# What is asked
Copy out all the lines exactly. Omit pictures.

# Raw records
## Start
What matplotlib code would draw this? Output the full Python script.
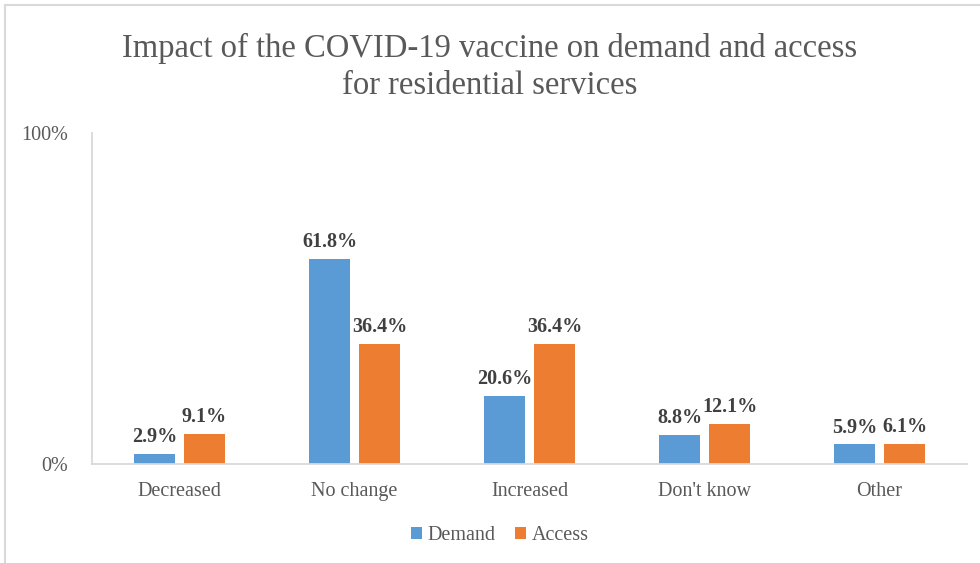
import matplotlib.pyplot as plt
import numpy as np
from matplotlib.patches import Rectangle

categories = ["Decreased", "No change", "Increased", "Don't know", "Other"]
demand = [2.9, 61.8, 20.6, 8.8, 5.9]
access = [9.1, 36.4, 36.4, 12.1, 6.1]
series_names = ["Demand", "Access"]

blue = "#5b9bd5"
orange = "#ed7d31"
text_grey = "#595959"
label_grey = "#404040"
line_grey = "#d9d9d9"

plt.rcParams["font.family"] = ["Liberation Serif", "DejaVu Serif"]

fig = plt.figure(figsize=(9.8, 5.63), dpi=100)
ax = fig.add_axes([92 / 980, 1 - 464 / 563, 875 / 980, 331 / 563])

x = np.arange(len(categories))
width = 0.23
offset = 0.143

bars_d = ax.bar(x - offset, demand, width, color=blue, label=series_names[0])
bars_a = ax.bar(x + offset, access, width, color=orange, label=series_names[1])

for bars, vals in ((bars_d, demand), (bars_a, access)):
    for b, v in zip(bars, vals):
        ax.annotate(f"{v:.1f}%", (b.get_x() + b.get_width() / 2, v),
                    xytext=(0, 5), textcoords="offset points",
                    ha="center", va="bottom", fontsize=14.5,
                    fontweight="bold", color=label_grey)

ax.set_xlim(-0.5, len(categories) - 0.5)
ax.set_ylim(0, 100)
ax.set_yticks([0, 100])
ax.set_yticklabels(["0%", "100%"])
ax.set_xticks(x)
ax.set_xticklabels(categories)
ax.tick_params(axis="both", length=0, labelsize=14.5, colors=text_grey)
ax.tick_params(axis="y", pad=17)
ax.tick_params(axis="x", pad=13)

for side in ("top", "right"):
    ax.spines[side].set_visible(False)
ax.spines["left"].set_color(line_grey)
ax.spines["bottom"].set_color(line_grey)
ax.spines["left"].set_linewidth(1.3)
ax.spines["bottom"].set_linewidth(1.3)

fig.text(0.5, 1 - 67 / 563,
         "Impact of the COVID-19 vaccine on demand and access\nfor residential services",
         ha="center", va="center", fontsize=23.5, color=text_grey,
         linespacing=1.3)

leg = fig.legend(loc="center", bbox_to_anchor=(0.51, 1 - 536 / 563), ncol=2,
                 frameon=False, fontsize=14.5, handlelength=0.55,
                 handleheight=0.55, handletextpad=0.25, columnspacing=1.0)
for t in leg.get_texts():
    t.set_color(text_grey)

# outer chart frame
fig.patches.append(Rectangle((5 / 980, -0.05), 1.2, 1 - 5 / 563 + 0.05,
                             transform=fig.transFigure, fill=False,
                             edgecolor=line_grey, linewidth=1.5))

fig.savefig("out.png", dpi=100)
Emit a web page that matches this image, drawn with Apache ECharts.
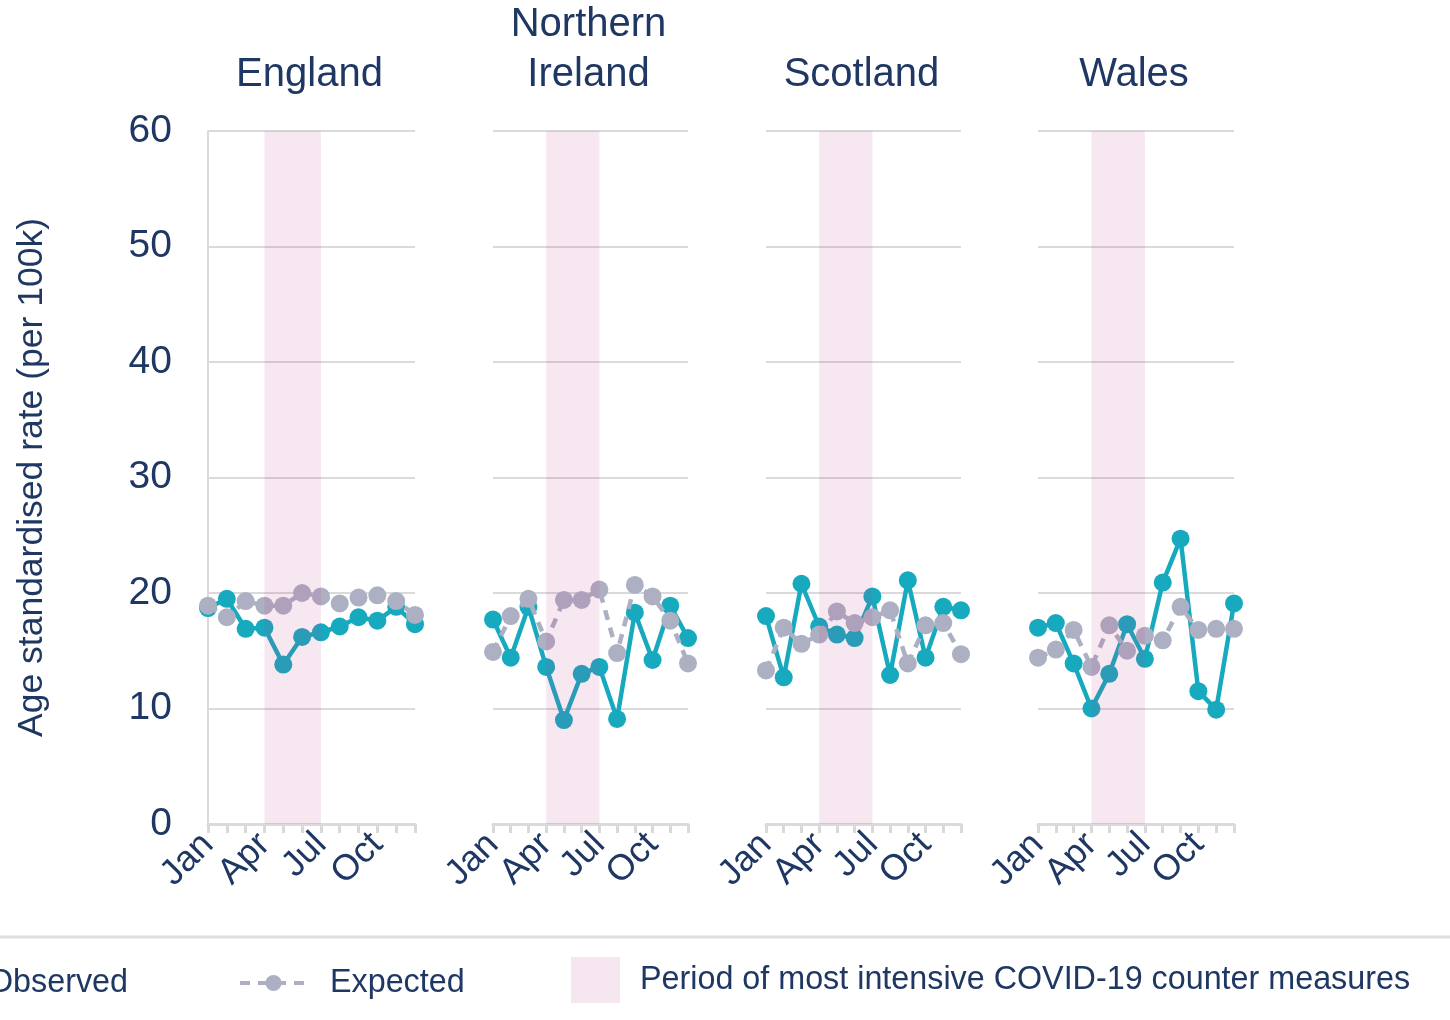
## End
# Answer to the problem
What matplotlib code would draw this? Output the full Python script.
import matplotlib.pyplot as plt
import numpy as np
from matplotlib.patches import Rectangle

categories = ["Decreased", "No change", "Increased", "Don't know", "Other"]
demand = [2.9, 61.8, 20.6, 8.8, 5.9]
access = [9.1, 36.4, 36.4, 12.1, 6.1]
series_names = ["Demand", "Access"]

blue = "#5b9bd5"
orange = "#ed7d31"
text_grey = "#595959"
label_grey = "#404040"
line_grey = "#d9d9d9"

plt.rcParams["font.family"] = ["Liberation Serif", "DejaVu Serif"]

fig = plt.figure(figsize=(9.8, 5.63), dpi=100)
ax = fig.add_axes([92 / 980, 1 - 464 / 563, 875 / 980, 331 / 563])

x = np.arange(len(categories))
width = 0.23
offset = 0.143

bars_d = ax.bar(x - offset, demand, width, color=blue, label=series_names[0])
bars_a = ax.bar(x + offset, access, width, color=orange, label=series_names[1])

for bars, vals in ((bars_d, demand), (bars_a, access)):
    for b, v in zip(bars, vals):
        ax.annotate(f"{v:.1f}%", (b.get_x() + b.get_width() / 2, v),
                    xytext=(0, 5), textcoords="offset points",
                    ha="center", va="bottom", fontsize=14.5,
                    fontweight="bold", color=label_grey)

ax.set_xlim(-0.5, len(categories) - 0.5)
ax.set_ylim(0, 100)
ax.set_yticks([0, 100])
ax.set_yticklabels(["0%", "100%"])
ax.set_xticks(x)
ax.set_xticklabels(categories)
ax.tick_params(axis="both", length=0, labelsize=14.5, colors=text_grey)
ax.tick_params(axis="y", pad=17)
ax.tick_params(axis="x", pad=13)

for side in ("top", "right"):
    ax.spines[side].set_visible(False)
ax.spines["left"].set_color(line_grey)
ax.spines["bottom"].set_color(line_grey)
ax.spines["left"].set_linewidth(1.3)
ax.spines["bottom"].set_linewidth(1.3)

fig.text(0.5, 1 - 67 / 563,
         "Impact of the COVID-19 vaccine on demand and access\nfor residential services",
         ha="center", va="center", fontsize=23.5, color=text_grey,
         linespacing=1.3)

leg = fig.legend(loc="center", bbox_to_anchor=(0.51, 1 - 536 / 563), ncol=2,
                 frameon=False, fontsize=14.5, handlelength=0.55,
                 handleheight=0.55, handletextpad=0.25, columnspacing=1.0)
for t in leg.get_texts():
    t.set_color(text_grey)

# outer chart frame
fig.patches.append(Rectangle((5 / 980, -0.05), 1.2, 1 - 5 / 563 + 0.05,
                             transform=fig.transFigure, fill=False,
                             edgecolor=line_grey, linewidth=1.5))

fig.savefig("out.png", dpi=100)
Emit a web page that matches this image, drawn with Apache ECharts.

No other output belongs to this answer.